I didn't cry when my childhood dog died, when my mom was diagnosed with cancer, when my grandma died, or when I found my brother. My tears would not bring them back, my caring would change nothing, so, I did neither. I used to consider this a logical and pragmatic behavior, one I worked towards but hid. Every smile and every frown was a performance. After my brother overdosed, the mask fell. I once thought I was mature in my emotionlessness—even selfless—but I was wrong.
I realized this when I read The Stranger by Albert Camus. The inner dialogue of the protagonist, Meursault, was an echo of my own defensive apathy. Tragedy is nothing special to him: death akin to spilt milk, he skips the grieving. I think I did too. I accepted anything and everything happening around me, no matter how profound, with ease. I coddled myself in a blanket of indifference and kept my eyes shut tight. My means of coping was not new, and the lump of guilt it left in my throat was all too familiar. Mersault’s amoral perspective dismissed this guilt. I saw myself in both a comforting and concerning way. Logic and empathy may co-exist. I am not crazy, but I should be better.

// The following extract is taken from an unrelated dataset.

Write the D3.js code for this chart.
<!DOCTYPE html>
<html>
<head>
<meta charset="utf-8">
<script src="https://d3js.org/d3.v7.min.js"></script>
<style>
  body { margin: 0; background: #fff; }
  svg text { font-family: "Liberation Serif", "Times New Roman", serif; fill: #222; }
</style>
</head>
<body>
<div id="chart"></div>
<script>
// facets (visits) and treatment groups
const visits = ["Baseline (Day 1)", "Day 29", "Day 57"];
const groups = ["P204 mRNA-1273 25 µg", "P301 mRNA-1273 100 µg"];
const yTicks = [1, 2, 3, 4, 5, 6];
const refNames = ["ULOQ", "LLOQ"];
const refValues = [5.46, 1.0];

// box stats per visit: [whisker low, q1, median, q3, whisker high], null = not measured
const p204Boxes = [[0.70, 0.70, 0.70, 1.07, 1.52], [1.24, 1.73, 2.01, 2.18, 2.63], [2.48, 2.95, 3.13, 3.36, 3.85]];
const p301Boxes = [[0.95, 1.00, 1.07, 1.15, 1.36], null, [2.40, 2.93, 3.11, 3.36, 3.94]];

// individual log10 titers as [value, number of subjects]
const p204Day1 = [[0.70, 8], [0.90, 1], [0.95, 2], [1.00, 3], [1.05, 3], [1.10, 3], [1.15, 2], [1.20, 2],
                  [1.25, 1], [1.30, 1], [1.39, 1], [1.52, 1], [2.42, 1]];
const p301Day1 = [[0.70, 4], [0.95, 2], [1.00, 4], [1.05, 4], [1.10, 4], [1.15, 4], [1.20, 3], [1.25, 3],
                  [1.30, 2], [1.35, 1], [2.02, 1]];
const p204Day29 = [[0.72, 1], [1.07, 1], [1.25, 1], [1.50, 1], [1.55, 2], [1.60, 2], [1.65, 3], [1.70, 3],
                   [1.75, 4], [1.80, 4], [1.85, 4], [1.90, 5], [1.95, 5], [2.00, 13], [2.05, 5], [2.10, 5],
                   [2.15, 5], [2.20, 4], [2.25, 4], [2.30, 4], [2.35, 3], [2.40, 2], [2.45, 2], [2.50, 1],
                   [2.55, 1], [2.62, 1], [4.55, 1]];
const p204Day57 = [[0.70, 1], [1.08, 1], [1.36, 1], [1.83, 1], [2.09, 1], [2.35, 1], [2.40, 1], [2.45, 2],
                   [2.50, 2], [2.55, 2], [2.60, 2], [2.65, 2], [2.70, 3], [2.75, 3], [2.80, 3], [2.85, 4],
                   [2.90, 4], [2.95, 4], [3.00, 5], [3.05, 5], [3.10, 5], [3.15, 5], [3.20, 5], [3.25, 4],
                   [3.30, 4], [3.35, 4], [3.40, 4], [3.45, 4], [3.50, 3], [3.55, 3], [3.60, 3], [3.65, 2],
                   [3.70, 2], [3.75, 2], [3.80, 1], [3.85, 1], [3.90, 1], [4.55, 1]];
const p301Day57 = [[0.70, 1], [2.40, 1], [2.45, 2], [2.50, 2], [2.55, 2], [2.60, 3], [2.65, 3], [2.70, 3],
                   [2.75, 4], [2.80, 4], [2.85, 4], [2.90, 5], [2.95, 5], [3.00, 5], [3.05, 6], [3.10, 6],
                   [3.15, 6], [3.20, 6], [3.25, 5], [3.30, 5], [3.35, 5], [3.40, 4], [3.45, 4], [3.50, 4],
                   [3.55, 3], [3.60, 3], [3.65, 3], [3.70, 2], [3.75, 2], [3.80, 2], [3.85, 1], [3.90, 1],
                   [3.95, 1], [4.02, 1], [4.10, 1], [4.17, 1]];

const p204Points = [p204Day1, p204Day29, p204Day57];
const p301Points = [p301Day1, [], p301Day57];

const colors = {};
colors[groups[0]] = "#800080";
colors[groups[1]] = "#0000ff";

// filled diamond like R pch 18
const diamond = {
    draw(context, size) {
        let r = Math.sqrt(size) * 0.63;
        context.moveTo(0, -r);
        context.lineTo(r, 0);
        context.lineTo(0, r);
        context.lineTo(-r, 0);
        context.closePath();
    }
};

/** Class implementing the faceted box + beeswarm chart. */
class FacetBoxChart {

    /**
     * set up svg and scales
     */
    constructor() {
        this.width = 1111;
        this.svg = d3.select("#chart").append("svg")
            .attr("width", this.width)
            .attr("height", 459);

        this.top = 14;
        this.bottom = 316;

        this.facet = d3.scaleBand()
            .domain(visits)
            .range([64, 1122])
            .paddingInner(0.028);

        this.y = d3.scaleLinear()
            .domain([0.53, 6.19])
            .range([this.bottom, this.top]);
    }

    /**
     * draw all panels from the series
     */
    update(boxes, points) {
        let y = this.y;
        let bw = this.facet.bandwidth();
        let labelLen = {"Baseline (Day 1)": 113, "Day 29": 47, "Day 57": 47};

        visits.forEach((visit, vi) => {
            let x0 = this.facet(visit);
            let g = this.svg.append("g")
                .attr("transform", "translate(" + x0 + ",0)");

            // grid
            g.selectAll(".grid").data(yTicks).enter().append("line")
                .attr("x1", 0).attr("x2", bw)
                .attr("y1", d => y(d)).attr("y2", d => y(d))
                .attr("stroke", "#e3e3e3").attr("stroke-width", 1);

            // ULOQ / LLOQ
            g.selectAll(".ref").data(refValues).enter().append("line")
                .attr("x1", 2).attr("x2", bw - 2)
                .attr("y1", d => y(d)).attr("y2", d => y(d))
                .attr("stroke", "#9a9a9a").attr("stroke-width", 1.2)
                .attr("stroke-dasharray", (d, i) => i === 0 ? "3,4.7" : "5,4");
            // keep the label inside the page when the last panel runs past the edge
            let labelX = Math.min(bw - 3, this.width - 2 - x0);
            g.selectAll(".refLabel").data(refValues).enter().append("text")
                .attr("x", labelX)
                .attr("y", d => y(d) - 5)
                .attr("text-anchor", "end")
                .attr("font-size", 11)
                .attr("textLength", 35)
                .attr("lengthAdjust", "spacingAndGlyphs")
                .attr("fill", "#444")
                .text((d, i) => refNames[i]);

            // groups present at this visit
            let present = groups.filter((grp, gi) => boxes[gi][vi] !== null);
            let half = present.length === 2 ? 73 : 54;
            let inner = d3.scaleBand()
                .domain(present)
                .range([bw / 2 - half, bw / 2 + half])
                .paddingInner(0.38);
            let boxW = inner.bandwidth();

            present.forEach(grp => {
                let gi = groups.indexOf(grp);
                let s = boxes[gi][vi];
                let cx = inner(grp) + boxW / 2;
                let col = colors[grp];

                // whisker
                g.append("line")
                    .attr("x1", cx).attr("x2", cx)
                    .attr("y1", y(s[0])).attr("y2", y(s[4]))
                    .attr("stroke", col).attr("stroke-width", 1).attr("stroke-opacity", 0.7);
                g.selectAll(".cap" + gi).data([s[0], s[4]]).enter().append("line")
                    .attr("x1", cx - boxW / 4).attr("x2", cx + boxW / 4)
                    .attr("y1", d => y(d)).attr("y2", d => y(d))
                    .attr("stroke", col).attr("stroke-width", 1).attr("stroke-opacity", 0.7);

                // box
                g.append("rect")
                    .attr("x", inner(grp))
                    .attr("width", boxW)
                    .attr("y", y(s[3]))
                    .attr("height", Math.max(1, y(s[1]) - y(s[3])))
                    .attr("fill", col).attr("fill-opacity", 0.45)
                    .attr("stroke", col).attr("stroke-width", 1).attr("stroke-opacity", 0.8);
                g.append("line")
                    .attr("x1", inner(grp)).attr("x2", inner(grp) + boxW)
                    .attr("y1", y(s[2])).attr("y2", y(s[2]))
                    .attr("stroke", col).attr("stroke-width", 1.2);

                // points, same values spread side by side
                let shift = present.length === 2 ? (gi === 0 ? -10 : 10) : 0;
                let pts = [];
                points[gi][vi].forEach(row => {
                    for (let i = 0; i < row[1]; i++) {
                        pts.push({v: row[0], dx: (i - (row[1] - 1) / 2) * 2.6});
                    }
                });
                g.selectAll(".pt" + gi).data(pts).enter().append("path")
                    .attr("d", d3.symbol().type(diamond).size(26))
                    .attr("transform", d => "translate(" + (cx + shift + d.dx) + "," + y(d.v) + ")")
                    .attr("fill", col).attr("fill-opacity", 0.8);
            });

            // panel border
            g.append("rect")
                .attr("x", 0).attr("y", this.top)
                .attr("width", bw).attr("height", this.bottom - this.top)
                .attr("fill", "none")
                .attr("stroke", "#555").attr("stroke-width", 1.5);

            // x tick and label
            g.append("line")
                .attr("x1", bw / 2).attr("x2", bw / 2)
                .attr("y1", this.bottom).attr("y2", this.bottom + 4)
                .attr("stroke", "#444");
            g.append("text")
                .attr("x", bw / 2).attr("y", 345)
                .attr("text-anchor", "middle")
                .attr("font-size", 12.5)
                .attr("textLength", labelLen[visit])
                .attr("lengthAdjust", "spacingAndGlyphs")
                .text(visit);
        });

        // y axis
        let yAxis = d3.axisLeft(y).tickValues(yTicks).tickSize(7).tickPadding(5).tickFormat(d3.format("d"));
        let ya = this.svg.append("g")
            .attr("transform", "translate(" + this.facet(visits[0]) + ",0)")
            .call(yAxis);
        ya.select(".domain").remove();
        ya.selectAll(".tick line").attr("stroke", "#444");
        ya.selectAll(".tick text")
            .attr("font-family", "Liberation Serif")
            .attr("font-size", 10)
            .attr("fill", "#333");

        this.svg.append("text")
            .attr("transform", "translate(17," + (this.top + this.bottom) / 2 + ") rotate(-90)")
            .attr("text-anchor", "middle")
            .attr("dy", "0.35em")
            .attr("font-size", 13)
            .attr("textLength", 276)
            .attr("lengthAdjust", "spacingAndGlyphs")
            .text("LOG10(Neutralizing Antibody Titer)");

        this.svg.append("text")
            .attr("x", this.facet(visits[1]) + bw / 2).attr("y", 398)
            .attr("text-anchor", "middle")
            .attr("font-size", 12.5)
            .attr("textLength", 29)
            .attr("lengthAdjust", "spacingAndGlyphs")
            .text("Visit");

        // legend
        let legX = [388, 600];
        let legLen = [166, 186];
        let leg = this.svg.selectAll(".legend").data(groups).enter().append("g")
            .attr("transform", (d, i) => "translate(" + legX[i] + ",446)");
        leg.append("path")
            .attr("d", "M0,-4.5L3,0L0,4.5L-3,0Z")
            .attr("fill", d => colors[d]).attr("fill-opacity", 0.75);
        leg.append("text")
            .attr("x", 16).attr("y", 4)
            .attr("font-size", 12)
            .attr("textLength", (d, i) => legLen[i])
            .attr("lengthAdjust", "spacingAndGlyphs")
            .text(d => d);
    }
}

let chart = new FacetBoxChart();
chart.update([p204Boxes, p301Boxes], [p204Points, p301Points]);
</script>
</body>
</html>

Camus made me realize I depended on apathy out of necessity. I do care, I am only aspiring to be indifferent, constantly trying to convince myself, to end the dissonance. To be logical in an illogical environment is not ideal. How can I feel happy while other people suffer? How can I make other people happy without feeling nothing myself? Existence is irrational, so why must I possess reason? I really do not like it.
Camus basks in this paradox: the absurd. He showed me comfort in what used to cause me pain. Each new book was an oasis punctuating sand dune weeks consoling my mother, and keeping my own tears within bedroom walls (where no pity could be awarded). I cried-I was not myself. The Plague, The Fall, and especially The Stranger, were cherished reflecting pools making the barren desert of my mind hospitable. I could finally see what was wrong. I am correct in failing to find inherent meaning, but emotionlessness is not the solution. Life is meaningless, and that's a good thing. Accepting a meaningless and indifferent world is not a get away free card, it's not a tragedy—it is a gift.
As though I was raised existentialist, and after a failed conversion to nihilism, I have found solace in absurdism. The human condition is accepted for what it is: pointless, repetitive, and painful. Nevertheless, Sisyphus is happy. I used to look at my brother with fear, knowing the person in that body is not the one I loved. I used to look at his hospital bed like an open casket at an indefinite and premature wake. It's too early to mourn, so I simply stopped looking. I ignored him when he needed me. Camus reminded me I can pull my brother out of that training-coffin, drag him into his wheelchair, and roll him alongside my boulder. So what if it's heavy? I love my brother, the one I lost, and the one I'm lucky enough to get to know.
Avoidance, dissociating and apathy are tools of the past. Camus has a little red tool box of the absurd, and I use it every day. I can accept what I cannot change, and I try to change that which I can not accept. I can endure the inevitable, and my brief moment of joy are small rebellions against it. Camus showed me how to feel without abandoning reason, to be happy and selfless. I'm glad I love my brother, even if it hurts a little.
Lauren S
12th grade
Writing is cathartic. Life is a book, and for me, the figurative is often more accurate than the literal. I hate reading what I write, but I like writing it. So even if I don't like my life, maybe I'll like living it.